JOB: Only lines with the word "that" are needed; collect each of them from the listing below.

[Figure scripts]
## Start

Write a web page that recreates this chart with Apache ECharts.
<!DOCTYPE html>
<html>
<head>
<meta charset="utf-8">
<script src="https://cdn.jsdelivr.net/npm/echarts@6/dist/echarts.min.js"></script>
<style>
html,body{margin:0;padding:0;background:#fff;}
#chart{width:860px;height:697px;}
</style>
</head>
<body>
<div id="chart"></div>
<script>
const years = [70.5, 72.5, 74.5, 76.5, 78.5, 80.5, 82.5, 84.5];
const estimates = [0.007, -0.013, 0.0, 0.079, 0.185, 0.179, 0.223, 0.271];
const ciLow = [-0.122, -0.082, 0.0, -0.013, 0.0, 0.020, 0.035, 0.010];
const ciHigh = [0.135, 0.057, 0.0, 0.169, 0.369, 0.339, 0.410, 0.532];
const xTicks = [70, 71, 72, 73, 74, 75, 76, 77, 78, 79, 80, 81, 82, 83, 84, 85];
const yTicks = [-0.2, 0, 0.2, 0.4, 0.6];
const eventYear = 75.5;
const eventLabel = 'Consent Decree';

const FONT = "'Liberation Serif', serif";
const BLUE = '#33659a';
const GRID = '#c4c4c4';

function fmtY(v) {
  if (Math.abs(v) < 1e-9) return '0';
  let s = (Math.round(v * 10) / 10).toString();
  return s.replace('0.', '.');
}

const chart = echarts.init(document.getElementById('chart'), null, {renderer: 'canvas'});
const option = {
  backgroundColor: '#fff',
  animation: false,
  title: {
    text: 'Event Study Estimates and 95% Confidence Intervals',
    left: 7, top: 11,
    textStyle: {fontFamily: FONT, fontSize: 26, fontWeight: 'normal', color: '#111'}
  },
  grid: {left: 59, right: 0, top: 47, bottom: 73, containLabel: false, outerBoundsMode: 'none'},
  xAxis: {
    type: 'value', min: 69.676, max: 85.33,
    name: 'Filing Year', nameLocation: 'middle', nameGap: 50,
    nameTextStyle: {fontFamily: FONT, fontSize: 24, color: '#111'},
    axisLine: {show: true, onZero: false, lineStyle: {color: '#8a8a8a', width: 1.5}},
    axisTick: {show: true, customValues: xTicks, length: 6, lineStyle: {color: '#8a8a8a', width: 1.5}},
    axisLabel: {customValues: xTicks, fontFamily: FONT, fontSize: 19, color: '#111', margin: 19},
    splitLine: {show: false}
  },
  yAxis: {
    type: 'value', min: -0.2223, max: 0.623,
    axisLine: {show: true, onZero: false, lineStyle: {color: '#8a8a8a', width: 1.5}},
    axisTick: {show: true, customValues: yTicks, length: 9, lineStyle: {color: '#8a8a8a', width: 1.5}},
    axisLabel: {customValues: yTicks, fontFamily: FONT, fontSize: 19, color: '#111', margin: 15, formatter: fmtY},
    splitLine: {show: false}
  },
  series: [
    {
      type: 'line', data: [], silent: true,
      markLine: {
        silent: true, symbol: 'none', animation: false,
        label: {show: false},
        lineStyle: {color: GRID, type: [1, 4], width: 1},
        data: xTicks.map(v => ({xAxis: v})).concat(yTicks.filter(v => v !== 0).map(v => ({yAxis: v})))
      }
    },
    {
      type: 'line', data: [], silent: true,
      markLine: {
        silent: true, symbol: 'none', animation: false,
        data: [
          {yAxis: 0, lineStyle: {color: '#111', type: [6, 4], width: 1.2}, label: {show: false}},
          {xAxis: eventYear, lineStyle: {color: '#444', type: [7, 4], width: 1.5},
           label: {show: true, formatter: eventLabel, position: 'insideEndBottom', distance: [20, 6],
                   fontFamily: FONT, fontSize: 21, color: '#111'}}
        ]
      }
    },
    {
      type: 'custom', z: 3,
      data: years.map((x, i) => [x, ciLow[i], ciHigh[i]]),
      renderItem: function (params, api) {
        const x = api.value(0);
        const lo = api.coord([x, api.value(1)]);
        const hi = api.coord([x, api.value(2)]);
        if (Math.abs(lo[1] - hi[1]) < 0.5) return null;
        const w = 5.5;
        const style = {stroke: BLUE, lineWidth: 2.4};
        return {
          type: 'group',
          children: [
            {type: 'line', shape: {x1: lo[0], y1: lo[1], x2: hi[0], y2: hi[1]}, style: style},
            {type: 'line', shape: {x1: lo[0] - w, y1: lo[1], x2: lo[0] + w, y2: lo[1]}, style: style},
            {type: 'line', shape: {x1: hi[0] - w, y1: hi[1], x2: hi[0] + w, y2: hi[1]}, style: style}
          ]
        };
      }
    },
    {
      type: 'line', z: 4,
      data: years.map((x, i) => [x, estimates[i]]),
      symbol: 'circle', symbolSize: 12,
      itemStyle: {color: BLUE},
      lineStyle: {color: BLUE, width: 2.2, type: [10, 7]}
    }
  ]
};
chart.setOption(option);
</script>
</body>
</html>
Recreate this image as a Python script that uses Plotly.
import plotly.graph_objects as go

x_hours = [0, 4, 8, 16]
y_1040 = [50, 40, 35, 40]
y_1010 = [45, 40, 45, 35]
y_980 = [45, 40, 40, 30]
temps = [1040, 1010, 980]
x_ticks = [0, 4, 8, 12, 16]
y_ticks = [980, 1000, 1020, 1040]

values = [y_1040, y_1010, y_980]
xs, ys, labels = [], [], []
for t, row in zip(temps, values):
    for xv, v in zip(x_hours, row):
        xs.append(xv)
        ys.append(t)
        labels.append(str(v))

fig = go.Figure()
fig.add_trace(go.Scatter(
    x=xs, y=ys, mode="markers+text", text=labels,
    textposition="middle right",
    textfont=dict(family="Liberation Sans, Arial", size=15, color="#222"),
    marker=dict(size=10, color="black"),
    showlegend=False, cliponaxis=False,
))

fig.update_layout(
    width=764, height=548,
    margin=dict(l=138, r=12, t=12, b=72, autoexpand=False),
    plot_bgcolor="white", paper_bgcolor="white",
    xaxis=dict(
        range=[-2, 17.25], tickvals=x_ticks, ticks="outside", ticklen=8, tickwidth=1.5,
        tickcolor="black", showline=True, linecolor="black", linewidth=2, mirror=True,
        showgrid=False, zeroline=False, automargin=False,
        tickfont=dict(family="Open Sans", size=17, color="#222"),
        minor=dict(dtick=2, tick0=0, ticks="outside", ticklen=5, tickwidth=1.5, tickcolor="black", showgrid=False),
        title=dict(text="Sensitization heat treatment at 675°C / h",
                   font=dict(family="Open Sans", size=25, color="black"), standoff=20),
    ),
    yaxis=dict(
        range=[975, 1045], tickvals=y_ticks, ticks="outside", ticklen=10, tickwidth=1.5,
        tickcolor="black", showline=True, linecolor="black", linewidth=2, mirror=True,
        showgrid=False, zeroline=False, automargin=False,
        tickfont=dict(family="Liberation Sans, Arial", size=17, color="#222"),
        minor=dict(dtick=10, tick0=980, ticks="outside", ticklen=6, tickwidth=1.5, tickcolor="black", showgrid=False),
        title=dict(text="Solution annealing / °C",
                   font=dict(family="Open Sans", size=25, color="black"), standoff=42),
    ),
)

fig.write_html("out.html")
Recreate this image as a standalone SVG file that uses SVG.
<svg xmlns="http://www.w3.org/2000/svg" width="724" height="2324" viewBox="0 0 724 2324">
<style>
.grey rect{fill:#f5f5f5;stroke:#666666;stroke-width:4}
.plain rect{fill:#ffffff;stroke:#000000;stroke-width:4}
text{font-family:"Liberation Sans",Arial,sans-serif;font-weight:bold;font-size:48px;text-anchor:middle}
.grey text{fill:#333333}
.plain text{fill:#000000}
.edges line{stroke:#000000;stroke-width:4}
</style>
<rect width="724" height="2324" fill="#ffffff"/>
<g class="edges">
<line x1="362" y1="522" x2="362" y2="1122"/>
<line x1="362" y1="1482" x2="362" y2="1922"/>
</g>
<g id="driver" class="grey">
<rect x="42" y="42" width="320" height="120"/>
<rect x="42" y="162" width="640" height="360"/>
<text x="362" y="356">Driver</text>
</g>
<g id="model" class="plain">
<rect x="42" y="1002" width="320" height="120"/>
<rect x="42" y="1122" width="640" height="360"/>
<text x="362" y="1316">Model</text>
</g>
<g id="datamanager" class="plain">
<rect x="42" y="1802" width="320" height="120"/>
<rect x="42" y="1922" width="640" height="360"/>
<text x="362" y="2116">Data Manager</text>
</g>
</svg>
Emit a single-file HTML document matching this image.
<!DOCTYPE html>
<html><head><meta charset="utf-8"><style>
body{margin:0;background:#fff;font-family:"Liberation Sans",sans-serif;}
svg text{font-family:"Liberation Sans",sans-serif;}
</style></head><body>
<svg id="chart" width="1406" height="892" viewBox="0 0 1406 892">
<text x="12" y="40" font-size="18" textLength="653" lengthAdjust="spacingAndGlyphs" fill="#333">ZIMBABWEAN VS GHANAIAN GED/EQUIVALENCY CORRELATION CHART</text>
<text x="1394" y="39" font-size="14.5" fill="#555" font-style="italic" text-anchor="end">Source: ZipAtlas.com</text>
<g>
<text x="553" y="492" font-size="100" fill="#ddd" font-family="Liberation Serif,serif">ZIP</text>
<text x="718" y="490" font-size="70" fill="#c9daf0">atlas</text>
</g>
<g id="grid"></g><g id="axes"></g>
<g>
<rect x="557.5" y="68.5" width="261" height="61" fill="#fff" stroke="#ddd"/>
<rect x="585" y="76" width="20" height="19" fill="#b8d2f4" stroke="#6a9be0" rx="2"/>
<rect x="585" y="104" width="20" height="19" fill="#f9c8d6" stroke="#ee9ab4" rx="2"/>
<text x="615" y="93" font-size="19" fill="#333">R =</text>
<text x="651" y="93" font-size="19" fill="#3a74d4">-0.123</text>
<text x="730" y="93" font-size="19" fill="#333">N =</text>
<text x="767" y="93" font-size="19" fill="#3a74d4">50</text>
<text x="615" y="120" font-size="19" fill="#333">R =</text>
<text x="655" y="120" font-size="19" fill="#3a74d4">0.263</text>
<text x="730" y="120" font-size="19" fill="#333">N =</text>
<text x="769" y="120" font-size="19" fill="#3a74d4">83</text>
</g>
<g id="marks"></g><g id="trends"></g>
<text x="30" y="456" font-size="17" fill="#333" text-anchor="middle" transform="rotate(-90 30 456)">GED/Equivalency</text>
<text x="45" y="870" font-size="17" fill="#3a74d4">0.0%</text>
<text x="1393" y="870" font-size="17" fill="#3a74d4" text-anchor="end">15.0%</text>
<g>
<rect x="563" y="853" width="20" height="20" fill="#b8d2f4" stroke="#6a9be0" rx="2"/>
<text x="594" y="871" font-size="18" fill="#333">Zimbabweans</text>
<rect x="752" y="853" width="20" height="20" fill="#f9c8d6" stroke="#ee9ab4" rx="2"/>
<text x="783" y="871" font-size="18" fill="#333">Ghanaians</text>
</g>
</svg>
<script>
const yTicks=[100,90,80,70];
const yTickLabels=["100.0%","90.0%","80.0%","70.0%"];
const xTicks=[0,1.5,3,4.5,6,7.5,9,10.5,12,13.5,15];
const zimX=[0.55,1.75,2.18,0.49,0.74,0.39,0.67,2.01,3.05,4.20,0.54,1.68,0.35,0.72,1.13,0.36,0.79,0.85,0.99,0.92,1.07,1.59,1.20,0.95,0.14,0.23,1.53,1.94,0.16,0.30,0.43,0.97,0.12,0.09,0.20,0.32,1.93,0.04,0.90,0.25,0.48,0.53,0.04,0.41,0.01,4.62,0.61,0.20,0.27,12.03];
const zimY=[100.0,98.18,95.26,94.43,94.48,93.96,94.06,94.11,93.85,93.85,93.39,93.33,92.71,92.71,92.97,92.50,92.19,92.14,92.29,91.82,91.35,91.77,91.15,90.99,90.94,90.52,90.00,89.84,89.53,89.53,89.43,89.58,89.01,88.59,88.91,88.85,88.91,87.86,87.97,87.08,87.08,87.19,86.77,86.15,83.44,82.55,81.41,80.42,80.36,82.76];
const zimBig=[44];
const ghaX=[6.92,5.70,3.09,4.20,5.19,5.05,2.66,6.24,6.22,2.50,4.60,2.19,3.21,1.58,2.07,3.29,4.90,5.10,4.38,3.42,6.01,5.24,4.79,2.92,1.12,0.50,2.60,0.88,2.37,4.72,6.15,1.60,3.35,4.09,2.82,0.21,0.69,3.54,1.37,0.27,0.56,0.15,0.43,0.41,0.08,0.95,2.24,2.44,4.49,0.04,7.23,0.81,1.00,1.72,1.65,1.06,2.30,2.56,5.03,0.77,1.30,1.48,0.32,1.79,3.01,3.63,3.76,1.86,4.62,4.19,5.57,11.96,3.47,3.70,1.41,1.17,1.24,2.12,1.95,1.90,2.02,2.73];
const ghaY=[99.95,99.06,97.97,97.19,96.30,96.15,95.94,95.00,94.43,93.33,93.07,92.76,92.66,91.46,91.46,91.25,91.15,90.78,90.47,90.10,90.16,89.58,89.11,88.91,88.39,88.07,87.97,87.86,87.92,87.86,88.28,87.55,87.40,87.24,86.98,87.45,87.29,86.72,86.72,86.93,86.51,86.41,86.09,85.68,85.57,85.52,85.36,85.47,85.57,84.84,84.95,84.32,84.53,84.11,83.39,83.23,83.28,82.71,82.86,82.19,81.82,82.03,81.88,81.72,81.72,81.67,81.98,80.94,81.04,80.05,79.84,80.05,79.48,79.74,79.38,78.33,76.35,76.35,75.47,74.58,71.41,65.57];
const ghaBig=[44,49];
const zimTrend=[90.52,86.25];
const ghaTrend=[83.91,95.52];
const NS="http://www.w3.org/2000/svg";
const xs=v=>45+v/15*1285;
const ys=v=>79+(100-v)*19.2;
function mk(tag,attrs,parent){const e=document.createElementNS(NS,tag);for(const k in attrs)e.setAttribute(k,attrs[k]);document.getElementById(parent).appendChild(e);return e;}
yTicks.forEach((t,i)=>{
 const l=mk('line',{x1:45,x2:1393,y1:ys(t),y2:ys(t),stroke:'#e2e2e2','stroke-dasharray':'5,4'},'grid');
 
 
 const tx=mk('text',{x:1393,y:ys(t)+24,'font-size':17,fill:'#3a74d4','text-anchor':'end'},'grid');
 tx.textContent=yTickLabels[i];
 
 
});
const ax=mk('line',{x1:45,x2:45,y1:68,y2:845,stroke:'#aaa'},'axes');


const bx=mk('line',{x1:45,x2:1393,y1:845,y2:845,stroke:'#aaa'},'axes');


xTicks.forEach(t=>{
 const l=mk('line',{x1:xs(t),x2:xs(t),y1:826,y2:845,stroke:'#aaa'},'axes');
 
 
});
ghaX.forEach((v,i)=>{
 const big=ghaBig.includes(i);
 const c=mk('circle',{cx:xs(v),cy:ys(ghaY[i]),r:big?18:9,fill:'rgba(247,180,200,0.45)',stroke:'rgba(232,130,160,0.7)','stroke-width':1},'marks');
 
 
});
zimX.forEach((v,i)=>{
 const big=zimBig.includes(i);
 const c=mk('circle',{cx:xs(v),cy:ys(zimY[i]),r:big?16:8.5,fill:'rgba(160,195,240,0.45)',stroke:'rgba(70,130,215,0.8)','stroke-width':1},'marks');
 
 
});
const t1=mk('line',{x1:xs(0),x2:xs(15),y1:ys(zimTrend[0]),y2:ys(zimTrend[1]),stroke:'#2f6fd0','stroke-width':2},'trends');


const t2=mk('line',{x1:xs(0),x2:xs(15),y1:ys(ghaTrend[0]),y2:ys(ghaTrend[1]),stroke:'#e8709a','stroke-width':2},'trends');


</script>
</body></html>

## End

FINAL ANSWER:
Write a web page that recreates this chart with Apache ECharts.
Recreate this image as a Python script that uses Plotly.
Recreate this image as a standalone SVG file that uses SVG.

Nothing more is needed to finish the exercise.